Since the Basel Committee for Banking Supervision first proposed rules on the capital treatment of market risks in 1993, government bonds have enjoyed a special status – no capital needed to be held against specific risk, the danger of a dramatic slump in a security’s price. Capital still had to be held against general interest rate risk, but the overall capital burden was still dramatically lower than for other securities.

Stripping sovereign debt of that status was never going to be easy – and it was not until the Basel Committee on Banking Supervision issued guidance on the new incremental risk charge (IRC) in 2010, that the plan became clear.

“Even if certain sovereign bonds are subject to a risk weight of 0% under the standardised approach, they cannot be considered as free of default and migration risk... Accordingly, they will attract a capital charge under the IRC, except where the output of the model happens not to imply a capital charge for these positions,” the document reads.
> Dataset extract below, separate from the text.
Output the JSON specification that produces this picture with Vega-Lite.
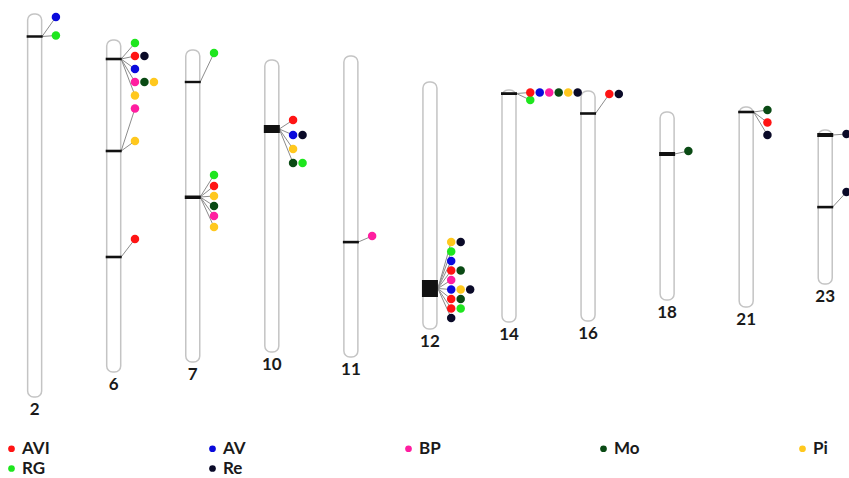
{
  "$schema": "https://vega.github.io/schema/vega-lite/v6.json",
  "width": 849,
  "height": 478,
  "autosize": {"type": "fit", "contains": "padding"},
  "padding": 0,
  "background": "white",
  "config": {"view": {"stroke": null}},
  "datasets": {
    "chroms": [
      {"i": 0, "name": "2", "top": 14, "bottom": 397},
      {"i": 1, "name": "6", "top": 40, "bottom": 372},
      {"i": 2, "name": "7", "top": 50, "bottom": 362},
      {"i": 3, "name": "10", "top": 60, "bottom": 352},
      {"i": 4, "name": "11", "top": 56, "bottom": 357},
      {"i": 5, "name": "12", "top": 82, "bottom": 329},
      {"i": 6, "name": "14", "top": 90, "bottom": 322},
      {"i": 7, "name": "16", "top": 91, "bottom": 321},
      {"i": 8, "name": "18", "top": 112, "bottom": 300},
      {"i": 9, "name": "21", "top": 107, "bottom": 307},
      {"i": 10, "name": "23", "top": 130, "bottom": 284}
    ],
    "bands": [
      {"i": 0, "y0": 35.2, "y1": 37.8},
      {"i": 1, "y0": 57.7, "y1": 60.3},
      {"i": 1, "y0": 149.7, "y1": 152.3},
      {"i": 1, "y0": 255.7, "y1": 258.3},
      {"i": 2, "y0": 80.8, "y1": 83.2},
      {"i": 2, "y0": 195.5, "y1": 199},
      {"i": 3, "y0": 125, "y1": 133},
      {"i": 4, "y0": 240.8, "y1": 243.4},
      {"i": 5, "y0": 280, "y1": 297},
      {"i": 6, "y0": 92.2, "y1": 95},
      {"i": 7, "y0": 112.2, "y1": 114.8},
      {"i": 8, "y0": 152, "y1": 156},
      {"i": 9, "y0": 110.7, "y1": 113.3},
      {"i": 10, "y0": 133, "y1": 137},
      {"i": 10, "y0": 205.8, "y1": 208.4}
    ],
    "links": [
      {"x0": 0.094, "y0": 36.5, "x1": 0.269, "y1": 17},
      {"x0": 0.094, "y0": 36.5, "x1": 0.269, "y1": 35.5},
      {"x0": 1.094, "y0": 59, "x1": 1.269, "y1": 43},
      {"x0": 1.094, "y0": 59, "x1": 1.269, "y1": 56},
      {"x0": 1.094, "y0": 59, "x1": 1.269, "y1": 69},
      {"x0": 1.094, "y0": 59, "x1": 1.269, "y1": 82},
      {"x0": 1.094, "y0": 59, "x1": 1.269, "y1": 95.5},
      {"x0": 1.094, "y0": 151, "x1": 1.269, "y1": 108.5},
      {"x0": 1.094, "y0": 151, "x1": 1.269, "y1": 141},
      {"x0": 1.094, "y0": 257, "x1": 1.269, "y1": 239},
      {"x0": 2.094, "y0": 82, "x1": 2.269, "y1": 53},
      {"x0": 2.094, "y0": 197, "x1": 2.269, "y1": 175},
      {"x0": 2.094, "y0": 197, "x1": 2.269, "y1": 186},
      {"x0": 2.094, "y0": 197, "x1": 2.269, "y1": 196},
      {"x0": 2.094, "y0": 197, "x1": 2.269, "y1": 206},
      {"x0": 2.094, "y0": 197, "x1": 2.269, "y1": 216},
      {"x0": 2.094, "y0": 197, "x1": 2.269, "y1": 227},
      {"x0": 3.094, "y0": 129, "x1": 3.269, "y1": 120},
      {"x0": 3.094, "y0": 129, "x1": 3.269, "y1": 135},
      {"x0": 3.094, "y0": 129, "x1": 3.269, "y1": 149},
      {"x0": 3.094, "y0": 129, "x1": 3.269, "y1": 163},
      {"x0": 4.094, "y0": 242, "x1": 4.269, "y1": 236},
      {"x0": 5.1, "y0": 288.5, "x1": 5.269, "y1": 242},
      {"x0": 5.1, "y0": 288.5, "x1": 5.269, "y1": 251.5},
      {"x0": 5.1, "y0": 288.5, "x1": 5.269, "y1": 261},
      {"x0": 5.1, "y0": 288.5, "x1": 5.269, "y1": 270.5},
      {"x0": 5.1, "y0": 288.5, "x1": 5.269, "y1": 280},
      {"x0": 5.1, "y0": 288.5, "x1": 5.269, "y1": 289.5},
      {"x0": 5.1, "y0": 288.5, "x1": 5.269, "y1": 299},
      {"x0": 5.1, "y0": 288.5, "x1": 5.269, "y1": 308.5},
      {"x0": 5.1, "y0": 288.5, "x1": 5.269, "y1": 318},
      {"x0": 6.094, "y0": 93.5, "x1": 6.269, "y1": 92.5},
      {"x0": 6.094, "y0": 93.5, "x1": 6.269, "y1": 100},
      {"x0": 7.094, "y0": 113.5, "x1": 7.269, "y1": 94},
      {"x0": 8.094, "y0": 154, "x1": 8.269, "y1": 151},
      {"x0": 9.094, "y0": 112, "x1": 9.269, "y1": 110},
      {"x0": 9.094, "y0": 112, "x1": 9.269, "y1": 122.5},
      {"x0": 9.094, "y0": 112, "x1": 9.269, "y1": 135},
      {"x0": 10.094, "y0": 135, "x1": 10.269, "y1": 134},
      {"x0": 10.094, "y0": 207, "x1": 10.269, "y1": 192}
    ],
    "markers": [
      {"x": 0.269, "y": 17, "t": "AV"},
      {"x": 0.269, "y": 35.5, "t": "RG"},
      {"x": 1.269, "y": 43, "t": "RG"},
      {"x": 1.269, "y": 56, "t": "AVI"},
      {"x": 1.389, "y": 56, "t": "Re"},
      {"x": 1.269, "y": 69, "t": "AV"},
      {"x": 1.269, "y": 82, "t": "BP"},
      {"x": 1.389, "y": 82, "t": "Mo"},
      {"x": 1.509, "y": 82, "t": "Pi"},
      {"x": 1.269, "y": 95.5, "t": "Pi"},
      {"x": 1.269, "y": 108.5, "t": "BP"},
      {"x": 1.269, "y": 141, "t": "Pi"},
      {"x": 1.269, "y": 239, "t": "AVI"},
      {"x": 2.269, "y": 53, "t": "RG"},
      {"x": 2.269, "y": 175, "t": "RG"},
      {"x": 2.269, "y": 186, "t": "AVI"},
      {"x": 2.269, "y": 196, "t": "Pi"},
      {"x": 2.269, "y": 206, "t": "Mo"},
      {"x": 2.269, "y": 216, "t": "BP"},
      {"x": 2.269, "y": 227, "t": "Pi"},
      {"x": 3.269, "y": 120, "t": "AVI"},
      {"x": 3.269, "y": 135, "t": "AV"},
      {"x": 3.389, "y": 135, "t": "Re"},
      {"x": 3.269, "y": 149, "t": "Pi"},
      {"x": 3.269, "y": 163, "t": "Mo"},
      {"x": 3.389, "y": 163, "t": "RG"},
      {"x": 4.269, "y": 236, "t": "BP"},
      {"x": 5.269, "y": 242, "t": "Pi"},
      {"x": 5.389, "y": 242, "t": "Re"},
      {"x": 5.269, "y": 251.5, "t": "RG"},
      {"x": 5.269, "y": 261, "t": "AV"},
      {"x": 5.269, "y": 270.5, "t": "AVI"},
      {"x": 5.389, "y": 270.5, "t": "Mo"},
      {"x": 5.269, "y": 280, "t": "BP"},
      {"x": 5.269, "y": 289.5, "t": "AV"},
      {"x": 5.389, "y": 289.5, "t": "Pi"},
      {"x": 5.509, "y": 289.5, "t": "Re"},
      {"x": 5.269, "y": 299, "t": "AVI"},
      {"x": 5.389, "y": 299, "t": "Mo"},
      {"x": 5.269, "y": 308.5, "t": "AVI"},
      {"x": 5.389, "y": 308.5, "t": "RG"},
      {"x": 5.269, "y": 318, "t": "Re"},
      {"x": 6.269, "y": 100, "t": "RG"},
      {"x": 6.269, "y": 92.5, "t": "AVI"},
      {"x": 6.389, "y": 92.5, "t": "AV"},
      {"x": 6.509, "y": 92.5, "t": "BP"},
      {"x": 6.629, "y": 92.5, "t": "Mo"},
      {"x": 6.749, "y": 92.5, "t": "Pi"},
      {"x": 6.869, "y": 92.5, "t": "Re"},
      {"x": 7.269, "y": 94, "t": "AVI"},
      {"x": 7.389, "y": 94, "t": "Re"},
      {"x": 8.269, "y": 151, "t": "Mo"},
      {"x": 9.269, "y": 110, "t": "Mo"},
      {"x": 9.269, "y": 122.5, "t": "AVI"},
      {"x": 9.269, "y": 135, "t": "Re"},
      {"x": 10.269, "y": 134, "t": "Re"},
      {"x": 10.269, "y": 192, "t": "Re"}
    ]
  },
  "layer": [
    {
      "data": {"name": "chroms"},
      "mark": {"type": "bar", "width": 14, "cornerRadius": 6, "fill": "white", "stroke": "#c4c4c4", "strokeWidth": 1.5},
      "encoding": {
        "x": {"field": "i", "type": "quantitative", "scale": {"domain": [-0.375, 10.2375], "nice": false, "zero": false}, "axis": null},
        "y": {"field": "top", "type": "quantitative", "scale": {"domain": [0, 478], "nice": false, "zero": false, "reverse": true}, "axis": null},
        "y2": {"field": "bottom"}
      }
    },
    {
      "data": {"name": "links"},
      "mark": {"type": "rule", "color": "#8c8c8c", "strokeWidth": 1},
      "encoding": {
        "x": {"field": "x0", "type": "quantitative", "axis": null},
        "y": {"field": "y0", "type": "quantitative", "axis": null},
        "x2": {"field": "x1"},
        "y2": {"field": "y1"}
      }
    },
    {
      "data": {"name": "bands"},
      "mark": {"type": "bar", "width": 16, "fill": "#111111"},
      "encoding": {
        "x": {"field": "i", "type": "quantitative", "axis": null},
        "y": {"field": "y0", "type": "quantitative", "axis": null},
        "y2": {"field": "y1"}
      }
    },
    {
      "data": {"name": "markers"},
      "mark": {"type": "circle", "size": 72, "opacity": 1, "clip": true},
      "encoding": {
        "x": {"field": "x", "type": "quantitative", "axis": null},
        "y": {"field": "y", "type": "quantitative", "axis": null},
        "color": {
          "field": "t",
          "type": "nominal",
          "sort": null,
          "scale": {
            "domain": ["AVI", "AV", "BP", "Mo", "Pi", "RG", "Re"],
            "range": ["#ff1414", "#0a0adc", "#ff1ea0", "#0a4a14", "#ffc81e", "#1ee61e", "#0a0a28"]
          },
          "legend": {
            "title": null,
            "orient": "none",
            "direction": "horizontal",
            "legendX": 3,
            "legendY": 440,
            "columns": 5,
            "columnPadding": 154,
            "rowPadding": 2,
            "padding": 0,
            "symbolType": "circle",
            "symbolSize": 45,
            "symbolStrokeWidth": 0,
            "labelFont": "Lato",
            "labelFontWeight": "bold",
            "labelFontSize": 17,
            "labelColor": "#1a1a1a",
            "labelOffset": 2
          }
        }
      }
    },
    {
      "data": {"name": "chroms"},
      "mark": {"type": "text", "dy": 13, "baseline": "middle", "align": "center", "font": "Lato", "fontWeight": "bold", "fontSize": 17, "color": "#1a1a1a"},
      "encoding": {
        "x": {"field": "i", "type": "quantitative", "axis": null},
        "y": {"field": "bottom", "type": "quantitative", "axis": null},
        "text": {"field": "name"}
      }
    }
  ]
}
That stance was reinforced by the European Banking Authority in guidelines it published on May 16. When listing assets that have to be included in the IRC, the document particularly mentions “bonds issued by central governments (“sovereigns”), even in cases where the application of the standardised approach would result in a 0% risk charge for specific interest rate risk”.

Guidance is one thing, of course, and legislation another – so it’s worth noting that similar language also appears in the Council of the European Union version of the fourth Capital Requirements Regulation, which transposes Basel Committee standards into EU law. The text was agreed by the council on May 15.

“The internal IRC model shall cover all positions subject to an own funds requirement for specific interest rate risk, including those subject to a 0% specific risk capital charge,” the text states.